Caper Cards: Bells Hells – Review

It takes real confidence, and guts, to strip a tabletop game down to just a pack of cards. You have to really believe that your game is fun and intuitive enough that all it needs is a set of beautiful artwork cards. As far as Caper Cards: Bells Hells is concerned, they were absolutely right to have those guts.

In fact, the sheer simplicity of the game, the ease of picking it up, and the subtle complexity of Caper Cards are exactly what makes it so fantastic. The game plays as a form of blackjack (framed narratively as a heist) with you, and up to three others, trying to get as close to 21 with your combined cards without going over. Like blackjack, you will have a specific score to beat, made up of a fixed 11 and an unknown number. Go over 21, or fail to beat the Risk score when it is revealed, and you lose.

If you win, that’s just the first round. Each victory adds a complication to the next round, with each subsequent victory adding further difficulties, until you complete 4 rounds and complete the heist. These range from certain cards having extra value to stopping you from playing two of the same card. The treasure cards, which add the complications, are shuffled and randomised each run through so every game has a different feel to it. It’s great.

Each card you draw also has its own additional flavour too. Some can be rotated to change their value, some change other cards, and one even lets you see what the score you are aiming for is. Learning when is best to use each one, outside of just their inherent score value, is the key to mastering the game. Getting your co-players to do the same can be trickier though.
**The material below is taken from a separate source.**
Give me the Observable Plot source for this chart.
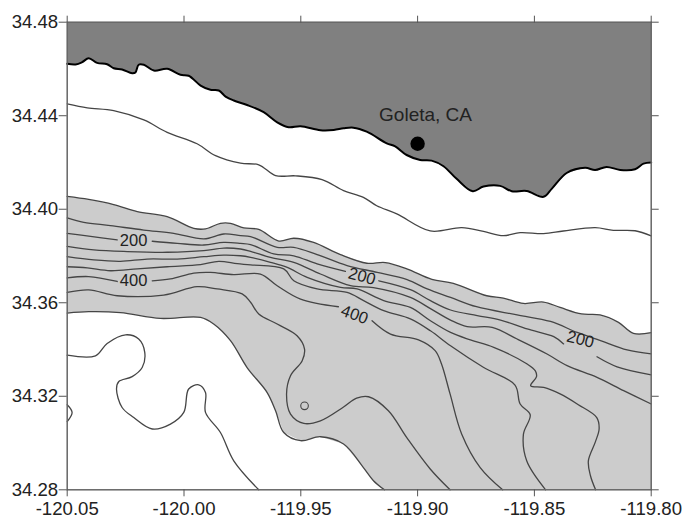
<!DOCTYPE html>
<html>
<head>
<meta charset="utf-8">
<script src="https://cdn.jsdelivr.net/npm/d3@7"></script>
<script src="https://cdn.jsdelivr.net/npm/@observablehq/plot@0.6"></script>
<style>html,body{margin:0;padding:0;background:#fff}svg{display:block}</style>
</head>
<body>
<div id="chart"></div>
<script>
const xTicks = [-120.05, -120.00, -119.95, -119.90, -119.85, -119.80];
const yTicks = [34.28, 34.32, 34.36, 34.40, 34.44, 34.48];

const coast = [[-120.05,34.4622],[-120.0464,34.4619],[-120.0436,34.4629],[-120.0408,34.4646],[-120.0372,34.4626],[-120.0329,34.462],[-120.0301,34.4603],[-120.0265,34.4598],[-120.0222,34.4582],[-120.0208,34.4585],[-120.0194,34.4618],[-120.0172,34.4618],[-120.0129,34.4593],[-120.0072,34.4601],[-120.0015,34.4575],[-119.998,34.4571],[-119.9929,34.4529],[-119.9887,34.4511],[-119.9851,34.4508],[-119.9822,34.4482],[-119.9787,34.4465],[-119.973,34.4446],[-119.9659,34.4415],[-119.9601,34.4372],[-119.9552,34.4351],[-119.9501,34.4355],[-119.9416,34.4338],[-119.9359,34.4339],[-119.9317,34.4346],[-119.9275,34.4349],[-119.9218,34.4332],[-119.9132,34.4282],[-119.9096,34.4269],[-119.9047,34.4232],[-119.8989,34.4211],[-119.894,34.4208],[-119.8889,34.4184],[-119.8833,34.413],[-119.8764,34.4077],[-119.8718,34.4097],[-119.8647,34.41],[-119.8597,34.4077],[-119.8533,34.4078],[-119.8461,34.4053],[-119.8426,34.4087],[-119.8362,34.4155],[-119.8283,34.4177],[-119.824,34.4168],[-119.8191,34.4181],[-119.8133,34.4168],[-119.8069,34.4171],[-119.8033,34.4195],[-119.80,34.42]];

const shelf = [[-120.05,34.4451],[-120.0414,34.4434],[-120.0301,34.4422],[-120.0172,34.4382],[-120.0072,34.4329],[-119.9944,34.428],[-119.9865,34.4229],[-119.9758,34.4197],[-119.968,34.419],[-119.9608,34.4144],[-119.9523,34.4143],[-119.9409,34.4127],[-119.9317,34.408],[-119.9232,34.4051],[-119.9175,34.4015],[-119.9089,34.398],[-119.8946,34.3907],[-119.8811,34.3921],[-119.8718,34.3905],[-119.8633,34.3887],[-119.8561,34.39],[-119.8461,34.3896],[-119.8376,34.3907],[-119.824,34.3921],[-119.8162,34.391],[-119.8069,34.3908],[-119.80,34.3886]];

const upperEdge = [[-120.05,34.4055],[-120.0408,34.4042],[-120.0301,34.402],[-120.02,34.399],[-120.0072,34.3968],[-119.9958,34.3918],[-119.9908,34.3916],[-119.9844,34.394],[-119.9801,34.394],[-119.9744,34.392],[-119.968,34.3914],[-119.9594,34.3864],[-119.953,34.3876],[-119.9445,34.3858],[-119.933,34.3806],[-119.9217,34.3769],[-119.9138,34.3772],[-119.9046,34.3745],[-119.8939,34.37],[-119.8847,34.3683],[-119.8704,34.363],[-119.8633,34.362],[-119.8547,34.3597],[-119.8461,34.3603],[-119.839,34.358],[-119.8298,34.3552],[-119.8219,34.3548],[-119.814,34.3516],[-119.8076,34.3469],[-119.80,34.3472]];

const lowerEdge = [[-120.05,34.3556],[-120.0408,34.3562],[-120.0272,34.3558],[-120.0101,34.3533],[-119.9929,34.3537],[-119.9873,34.3509],[-119.9801,34.3438],[-119.973,34.3323],[-119.9644,34.3216],[-119.9608,34.3138],[-119.9573,34.3045],[-119.9501,34.301],[-119.9416,34.3027],[-119.9317,34.2996],[-119.9232,34.2895],[-119.9189,34.2839],[-119.9142,34.28]];

const line1 = [[-120.05,34.3963],[-120.0429,34.3944],[-120.0315,34.393],[-120.0172,34.3911],[-120.0044,34.3897],[-119.9915,34.3873],[-119.983,34.3894],[-119.9758,34.3887],[-119.9715,34.3883],[-119.9601,34.3837],[-119.953,34.3837],[-119.943,34.3806],[-119.9302,34.3759],[-119.9173,34.373],[-119.9045,34.3699],[-119.8959,34.3659],[-119.8859,34.3623],[-119.8748,34.3583],[-119.8574,34.3548],[-119.8431,34.352],[-119.8317,34.3473],[-119.8217,34.3438],[-119.8103,34.3398],[-119.80,34.3381]];

const line2a = [[-120.05,34.3897],[-120.04,34.3884],[-120.0286,34.3869]];
const line2b = [[-120.0136,34.3863],[-120.0029,34.3854],[-119.9915,34.3847],[-119.983,34.3858],[-119.9758,34.3854],[-119.9715,34.3849],[-119.9616,34.3809],[-119.953,34.3801],[-119.943,34.3766],[-119.9309,34.3734]];
const line2c = [[-119.9166,34.3694],[-119.9031,34.3656],[-119.8945,34.3609],[-119.8859,34.3569],[-119.8745,34.3545],[-119.8645,34.3526],[-119.8531,34.3488],[-119.8417,34.3455],[-119.8375,34.3424]];
const line2d = [[-119.8232,34.3369],[-119.8146,34.3326],[-119.80,34.3292]];

const line3 = [[-120.05,34.3841],[-120.0386,34.3826],[-120.0243,34.3819],[-120.0072,34.3816],[-119.9915,34.3823],[-119.983,34.3834],[-119.9758,34.383],[-119.9715,34.382],[-119.963,34.3794],[-119.953,34.3773],[-119.9416,34.3723],[-119.9287,34.3673],[-119.9189,34.3665],[-119.9031,34.3623],[-119.8945,34.3575],[-119.8859,34.3526],[-119.8788,34.3498],[-119.8681,34.3495],[-119.8574,34.3445],[-119.8446,34.3381],[-119.836,34.3331],[-119.8232,34.3281],[-119.8118,34.3224],[-119.80,34.3167]];

const line4 = [[-120.05,34.3797],[-120.0386,34.3783],[-120.0272,34.3777],[-120.0158,34.3787],[-120.0029,34.3787],[-119.9915,34.3797],[-119.983,34.3804],[-119.9758,34.3801],[-119.9715,34.3794],[-119.963,34.3773],[-119.9558,34.3751],[-119.9473,34.3709],[-119.933,34.3666],[-119.9259,34.3659],[-119.9145,34.3609],[-119.9031,34.358],[-119.8945,34.3523],[-119.8859,34.3473],[-119.8774,34.3441],[-119.8674,34.3409],[-119.8531,34.3338],[-119.8496,34.3309],[-119.8491,34.3284],[-119.8516,34.3245],[-119.846,34.3238],[-119.839,34.321],[-119.8312,34.3164],[-119.8233,34.3109],[-119.8223,34.306],[-119.8239,34.3005],[-119.8269,34.2924],[-119.826,34.286],[-119.8238,34.28]];

const line5 = [[-120.05,34.3754],[-120.0414,34.3749],[-120.0315,34.3737],[-120.02,34.3745],[-120.0072,34.3754],[-119.9929,34.3763],[-119.9851,34.3777],[-119.9772,34.3767],[-119.9715,34.3762],[-119.9573,34.3745],[-119.953,34.3694],[-119.943,34.3659],[-119.9302,34.3644],[-119.9231,34.3609],[-119.9145,34.3566],[-119.9031,34.3531],[-119.8945,34.348],[-119.8859,34.3416],[-119.8717,34.3323],[-119.8583,34.3248],[-119.8561,34.3167],[-119.8518,34.3121],[-119.8547,34.3038],[-119.8533,34.2924],[-119.8452,34.28]];

const line6a = [[-120.05,34.3706],[-120.0408,34.3712],[-120.0286,34.3691]];
const line6b = [[-120.0136,34.3694],[-120.0058,34.3702],[-119.9958,34.3727],[-119.9887,34.373],[-119.9787,34.372],[-119.9673,34.3723],[-119.9601,34.3673],[-119.9501,34.3616],[-119.9339,34.3583]];
const line6c = [[-119.9195,34.3523],[-119.9116,34.3466],[-119.8996,34.3441],[-119.8925,34.3395],[-119.8898,34.3339],[-119.8861,34.321],[-119.8811,34.3038],[-119.8732,34.2895],[-119.8636,34.28]];

const line7 = [[-120.05,34.3644],[-120.0408,34.3655],[-120.0286,34.363],[-120.0087,34.3633],[-119.9944,34.3669],[-119.9858,34.3659],[-119.9751,34.3638],[-119.9715,34.3602],[-119.968,34.3552],[-119.9601,34.3509],[-119.9516,34.3459],[-119.9484,34.3402],[-119.9494,34.3352],[-119.9544,34.3288],[-119.9561,34.321],[-119.9544,34.3124],[-119.9487,34.3084],[-119.9416,34.3095],[-119.9317,34.3154],[-119.9261,34.3192],[-119.921,34.3198],[-119.9125,34.3138],[-119.9047,34.3024],[-119.8946,34.2889],[-119.8861,34.28]];

const line8 = [[-120.05,34.3376],[-120.0379,34.3373],[-120.0329,34.3426],[-120.025,34.3463],[-120.0194,34.3445],[-120.0168,34.3388],[-120.0179,34.3323],[-120.0222,34.3284],[-120.0279,34.3263],[-120.0289,34.3231],[-120.0265,34.3152],[-120.0215,34.3109],[-120.0136,34.306],[-120.0058,34.3081],[-120.0001,34.3131],[-119.998,34.3231],[-119.9937,34.3249],[-119.9908,34.3216],[-119.9908,34.3131],[-119.9844,34.3045],[-119.9787,34.2924],[-119.968,34.28]];

const arc = [[-120.05,34.3164],[-120.0479,34.3131],[-120.05,34.3092]];
const spot = [[-119.9484,34.3159]];
const town = [{name:"Goleta, CA", lon:-119.9, lat:34.428, labelLon:-119.8966, labelLat:34.4405}];
const depthLabels = [
  {text:"200", lon:-120.0216, lat:34.3866, angle:0},
  {text:"400", lon:-120.0216, lat:34.3693, angle:0},
  {text:"200", lon:-119.9238, lat:34.3713, angle:15},
  {text:"400", lon:-119.9270, lat:34.3549, angle:20},
  {text:"200", lon:-119.8303, lat:34.3443, angle:14}
];

const land = [...coast, [-119.80,34.48], [-120.05,34.48]];
const slope = [...upperEdge, [-119.80,34.28], ...lowerEdge.slice().reverse()];
const contours = [shelf, upperEdge, lowerEdge, line1, line2a, line2b, line2c, line2d, line3, line4, line5, line6a, line6b, line6c, line7, line8, arc];

const lon = d => d[0], lat = d => d[1];
const contourColor = "#454545";
const font = "'Liberation Sans', Arial, sans-serif";

const marks = [
  Plot.line(slope, {x: lon, y: lat, fill: "#cccccc", stroke: "none"}),
  Plot.line(land, {x: lon, y: lat, fill: "#808080", stroke: "none"}),
  ...contours.map(c => Plot.line(c, {x: lon, y: lat, stroke: contourColor, strokeWidth: 1.3, curve: "catmull-rom"})),
  Plot.line(coast, {x: lon, y: lat, stroke: "#000", strokeWidth: 2, curve: "catmull-rom"}),
  Plot.dot(spot, {x: lon, y: lat, r: 3.8, stroke: contourColor, strokeWidth: 1.1, fill: "#cccccc"}),
  Plot.dot(town, {x: "lon", y: "lat", r: 7.2, fill: "#000", stroke: "none"}),
  Plot.text(town, {x: "labelLon", y: "labelLat", text: "name", fontSize: 19, fill: "#222"}),
  Plot.text(depthLabels, {x: "lon", y: "lat", text: "text", rotate: "angle", fontSize: 16.5, fill: "#222"}),
  Plot.frame({stroke: "#666", strokeWidth: 1.5}),
  Plot.axisX({anchor: "bottom", ticks: xTicks, tickSize: 7, tickPadding: 5, tickFormat: d => d.toFixed(2), fontSize: 18.6, label: null, stroke: "#555", fill: "#222"}),
  Plot.axisX({anchor: "top", ticks: xTicks, tickSize: 7, tickFormat: () => "", label: null, stroke: "#555"}),
  Plot.axisY({anchor: "left", ticks: yTicks, tickSize: 8, tickPadding: 1, tickFormat: d => d.toFixed(2), fontSize: 18.6, label: null, stroke: "#555", fill: "#222"}),
  Plot.axisY({anchor: "right", ticks: yTicks, tickSize: 7, tickFormat: () => "", label: null, stroke: "#555"})
];

const chart = Plot.plot({
  width: 686,
  height: 518,
  marginLeft: 66.7,
  marginRight: 35.3,
  marginTop: 21.7,
  marginBottom: 28.7,
  style: {fontFamily: font, background: "#fff", overflow: "visible"},
  x: {domain: [-120.05, -119.80]},
  y: {domain: [34.28, 34.48]},
  marks
});
document.getElementById("chart").appendChild(chart);
</script>
</body>
</html>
You aren’t allowed to confer with the other players, apart from confirming the current score, which is where the challenge really steps in. The game becomes as much about being adaptable as it is about understanding your own cards. This places a real premium on the cards which change others as it can turn a bust into the perfect total. Like I said earlier on, for a game that is just a deck of cards, the depth and complexity of each run are astounding. Each attempt felt different, fun, and the right amount of frustrating when we lost. You can even play the game solo too, there are special rules for that, and I have spent a lot of time doing this too thanks to the incredibly easy setup.

The cards themselves are really striking and of a very high quality. These are not your regular playing cards, they have a nice weight to them. The cardback art is wonderfully rich and gives a sense of wealth to the heist narrative of the game. The character art on the cards will divide opinion. I liked the highly stylised versions of the characters from Critical Role’s Campaign 3 but others may not. Standouts for me are The Trickster and The Insider which do a wonderful job of portraying Chetney and Laudna.

Don’t let that discourage you though if you aren’t a Critical Role fan. You need to know nothing about Critical Role to play this game, and knowing anything about it at all about it makes no difference in playing. The artwork pops enough to support itself outside of any connections to the wonderful world of Matt Mercer and the Critical Role cast.

Since I got my copy, it has lived on my kitchen table and is picked up at least once a day for a quick game, solo or otherwise.

Whether a fan of Critical Role or not, I highly recommend picking up a copy of Caper Cards: Bells Hells. The game is quick to set up, easy to play, difficult to win, and just fun all around. Being able to play with or without others is a massive boon too and adds great value for anybody who can’t regularly get people to sit down and play games with them.

Since I got my copy, it has lived on my kitchen table and is picked up at least once a day for a quick game, solo or otherwise. It is definitely one of my favourite pick-ups from 2023. I hope that they will release additional cards and sets, to expand to the other campaigns, as this format deserves more variations to add to the capers. For now though, I have another heist to run.